Trying to read some data with tesseract but it's already strugling with date and time, so I created a minimal test case.

code:

#include <string>
#include <sstream>
#include <tesseract/baseapi.h>
#include <leptonica/allheaders.h>
#include <opencv2/opencv.hpp>
#include <opencv2/imgproc.hpp>
#include <boost/algorithm/string/trim.hpp>
using namespace std;
using namespace cv;

int main(int argc, const char * argv[]) {

    string outText, imPath = argv[1];
    cv::Mat image_final = cv::imread(imPath, CV_8UC1);

    tesseract::TessBaseAPI *api = new tesseract::TessBaseAPI();
    api->Init(NULL, "eng", tesseract::OEM_LSTM_ONLY);
    api->SetPageSegMode(tesseract::PSM_AUTO_ONLY);
    cv::adaptiveThreshold(image_final,image_final,255,ADAPTIVE_THRESH_MEAN_C, cv::THRESH_BINARY,11,2);

    api->SetImage(image_final.data, image_final.cols, image_final.rows, 3, image_final.step);
    api->SetVariable("tessedit_char_whitelist", "0123456789- :");
    outText = string(api->GetUTF8Text());
    api->End();

    std::istringstream iss(outText);

    for (std::string line; std::getline(iss, line); ) {
        boost::algorithm::trim(line);
        if (!line.empty()) cout << line << endl;
    }

    cv::imwrite("out.png", image_final);

    return 0;
}

test image

output:

1122-03-08 18:10
2122-030 18:10

I even tried to whitelist these characters (which will not be the case in the final version) but still getting very bad results.

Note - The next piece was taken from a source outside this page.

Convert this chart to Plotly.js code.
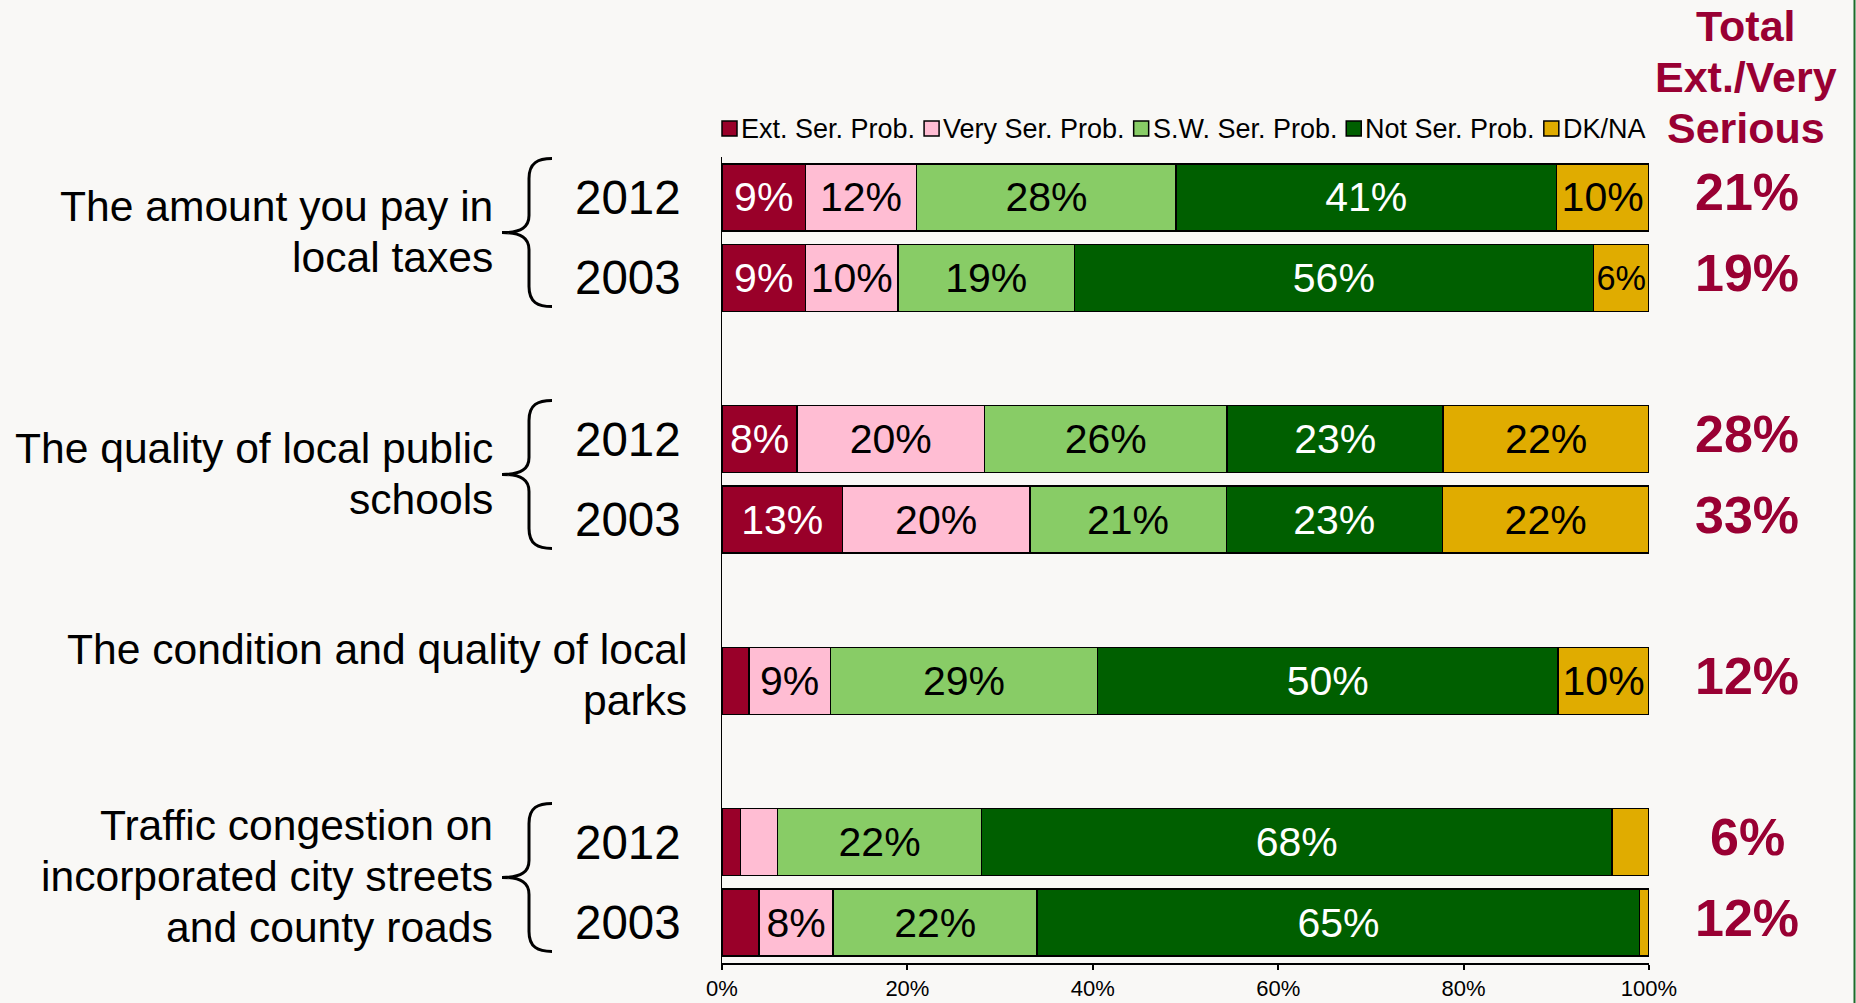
<!DOCTYPE html>
<html><head><meta charset="utf-8">
<script src="https://cdn.plot.ly/plotly-3.0.1.min.js"></script>
<style>html,body{margin:0;padding:0;background:#F9F8F6;} #chart{width:1856px;height:1003px;}</style>
</head><body><div id="chart"></div>
<script>
// ---------------- DATA ----------------
const categories = ['tax2012','tax2003','gap1','sch2012','sch2003','gap2','parks','gap3','traf2012','traf2003'];
const rows = ['tax2012','tax2003','sch2012','sch2003','parks','traf2012','traf2003'];
const yearLabels = ['2012','2003','2012','2003','','2012','2003'];
const seriesNames = ['Ext. Ser. Prob.','Very Ser. Prob.','S.W. Ser. Prob.','Not Ser. Prob.','DK/NA'];
const extSer  = [9, 9, 8.1, 13, 2.9, 2, 4];
const verySer = [12, 10, 20.2, 20.2, 8.8, 4, 8];
const swSer   = [28, 19, 26.2, 21.2, 28.8, 22, 22];
const notSer  = [41, 56, 23.3, 23.3, 49.7, 68, 65];
const dkNa    = [10, 6, 22.2, 22.3, 9.8, 4, 1];
const totals  = ['21%','19%','28%','33%','12%','6%','12%'];
const totalHeader = ['Total','Ext./Very','Serious'];
const groupLabels = [
  ['The amount you pay in','local taxes'],
  ['The quality of local public','schools'],
  ['The condition and quality of local','parks'],
  ['Traffic congestion on','incorporated city streets','and county roads']
];
const groupRows = [['tax2012','tax2003'],['sch2012','sch2003'],['parks'],['traf2012','traf2003']];
const xTicks = [0,20,40,60,80,100];

// ---------------- STYLE ----------------
const W = 1856, H = 1003;
const M = {l:722, r:207, t:157, b:40};
const PW = W - M.l - M.r, PH = H - M.t - M.b;
const px2x = p => (p - M.l) / PW;
const py2y = p => (H - M.b - p) / PH;
const FONT = "'Liberation Sans', Arial, Helvetica, sans-serif";
const BG = '#F9F8F6';
const RED = '#990033';
const colors = ['#990029','#FFBDD3','#88CC66','#005F00','#E0AC00'];
const textColors = ['#FFFFFF','#000000','#000000','#FFFFFF','#000000'];
const seriesValues = [extSer, verySer, swSer, notSer, dkNa];

const traces = seriesValues.map((vals, i) => ({
  type: 'bar', orientation: 'h', name: seriesNames[i],
  y: rows, x: vals,
  text: vals.map(v => v >= 5 ? Math.round(v) + '%' : ''),
  textposition: 'inside', insidetextanchor: 'middle', textangle: 0,
  insidetextfont: {family: FONT, size: 41, color: textColors[i]},
  marker: {color: colors[i], line: {color: '#000000', width: 1.5}},
  hoverinfo: 'skip'
}));

const annotations = [];
const shapes = [];

// year labels
rows.forEach((r, i) => {
  if (!yearLabels[i]) return;
  annotations.push({xref:'paper', yref:'y', x:px2x(683), y:categories.indexOf(r),
    xanchor:'right', yanchor:'middle', text:yearLabels[i], showarrow:false,
    font:{family:FONT, size:47.5, color:'#000'}});
});
// totals
rows.forEach((r, i) => {
  annotations.push({xref:'paper', yref:'y', x:px2x(1747), y:categories.indexOf(r),
    xanchor:'center', yanchor:'middle', text:totals[i], showarrow:false, yshift:5,
    font:{family:FONT, size:52, color:RED, weight:'bold'}});
});
// header
totalHeader.forEach((t, i) => {
  annotations.push({xref:'paper', yref:'paper', x:px2x(1746), y:py2y(26 + i*51),
    xanchor:'center', yanchor:'middle', text:t, showarrow:false,
    font:{family:FONT, size:43, color:RED, weight:'bold'}});
});
// group labels and braces
groupLabels.forEach((lines, g) => {
  const idx = groupRows[g].map(r => categories.indexOf(r));
  const c = idx.reduce((a,b)=>a+b,0)/idx.length;
  const hasBrace = idx.length > 1;
  const rightPx = hasBrace ? 495 : 689;
  const lh = 51;
  lines.forEach((ln, k) => {
    annotations.push({xref:'paper', yref:'y', x:px2x(rightPx), y:c,
      xanchor:'right', yanchor:'middle', text:ln, showarrow:false,
      yshift: ((lines.length-1)/2 - k)*lh + 6,
      font:{family:FONT, size:42.6, color:'#000'}});
  });
  if (hasBrace) {
    const u = 5;
    const P = (x,y) => x + ',' + (y + u);
    const path = 'M' + P(50,74) + ' C' + P(36,74) + ' ' + P(27,70) + ' ' + P(27,54) +
      ' L' + P(27,17) + ' C' + P(27,6) + ' ' + P(20,0) + ' ' + P(0,0) +
      ' C' + P(20,0) + ' ' + P(27,-6) + ' ' + P(27,-17) +
      ' L' + P(27,-54) + ' C' + P(27,-70) + ' ' + P(36,-74) + ' ' + P(50,-74);
    shapes.push({type:'path', xref:'paper', yref:'y', xsizemode:'pixel', ysizemode:'pixel',
      xanchor:px2x(502), yanchor:c, path:path, line:{color:'#000', width:3}});
  }
});

// custom legend
const LEGFS = 27;
const ctx = document.createElement('canvas').getContext('2d');
ctx.font = LEGFS + "px 'Liberation Sans', Arial";
let lx = 722;
const legY = 128.5, sq = 15;
seriesNames.forEach((nm, i) => {
  shapes.push({type:'rect', xref:'paper', yref:'paper',
    x0:px2x(lx), x1:px2x(lx+sq), y0:py2y(legY+sq/2), y1:py2y(legY-sq/2),
    fillcolor:colors[i], line:{color:'#000', width:1.5}});
  const tx = lx + sq + 4;
  annotations.push({xref:'paper', yref:'paper', x:px2x(tx), y:py2y(legY),
    xanchor:'left', yanchor:'middle', text:nm, showarrow:false, xshift:-2,
    font:{family:FONT, size:LEGFS, color:'#000'}});
  lx = tx + ctx.measureText(nm).width + 9;
});

// right border line
shapes.push({type:'line', xref:'paper', yref:'paper', x0:px2x(1854.5), x1:px2x(1854.5),
  y0:py2y(0), y1:py2y(H), line:{color:'#1F6B2A', width:2}});

const layout = {
  width: W, height: H, margin: {l:M.l, r:M.r, t:M.t, b:M.b, pad:0},
  paper_bgcolor: BG, plot_bgcolor: BG,
  barmode: 'stack', bargap: 0.168, showlegend: false,
  font: {family: FONT, color: '#000'},
  xaxis: {range:[0,100], tickvals:xTicks, ticktext:xTicks.map(v=>v+'%'),
    showgrid:false, zeroline:false, showline:true, linecolor:'#000', linewidth:2,
    ticks:'outside', ticklen:5, tickwidth:2, tickcolor:'#000',
    tickfont:{family:FONT, size:22, color:'#000'}, fixedrange:true},
  yaxis: {type:'category', categoryorder:'array', categoryarray:categories,
    range:[9.5,-0.5], showticklabels:false, ticks:'', showgrid:false, zeroline:false,
    showline:true, linecolor:'#000', linewidth:1.5, fixedrange:true},
  annotations: annotations, shapes: shapes
};

Plotly.newPlot('chart', traces, layout, {displayModeBar:false, staticPlot:true});
</script></body></html>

CodePudding user response:

It looks like the main issue is setting bytes_per_pixel to 3 instead of 1 in api->SetImage.

The image after cv::adaptiveThreshold is 1 color channel (1 byte per pixel) and not 3.

Replace api->SetImage(image_final.data, image_final.cols, image_final.rows, 3, image_final.step); with:

api->SetImage(image_final.data, image_final.cols, image_final.rows, 1, image_final.step);

Replace cv::imread(imPath, CV_8UC1) with cv::imread(imPath, cv::IMREAD_GRAYSCALE)


You may also try replacing tesseract::PSM_AUTO_ONLY with tesseract::PSM_AUTO or tesseract::PSM_SINGLE_BLOCK.

According to the comment in the header file:

PSM_AUTO_ONLY = 2, ///< Automatic page segmentation, but no OSD, or OCR.

(Unless this is in purpose - I never used the C interface).


I have tried to reproduce the problem using pytesseract and Python, but I am getting an error when setting PSM to 2.
I am probably also using different version of Tesseract.

The result is perfect, and it supposed to be perfect with the image from your post.

Python code:

import cv2
from pytesseract import pytesseract

# Tesseract path
pytesseract.tesseract_cmd = "C:\\Program Files\\Tesseract-OCR\\tesseract.exe"

img = cv2.imread("out.png", cv2.IMREAD_GRAYSCALE)  # Read input image as Grayscale
  
text = pytesseract.image_to_string(img, config="-c tessedit"
                                               "_char_whitelist=' '0123456789-:"
                                               " --psm 3 "
                                               "lang='eng'")

print(text)

Output:
2022-03-08 18:19:15

  • Related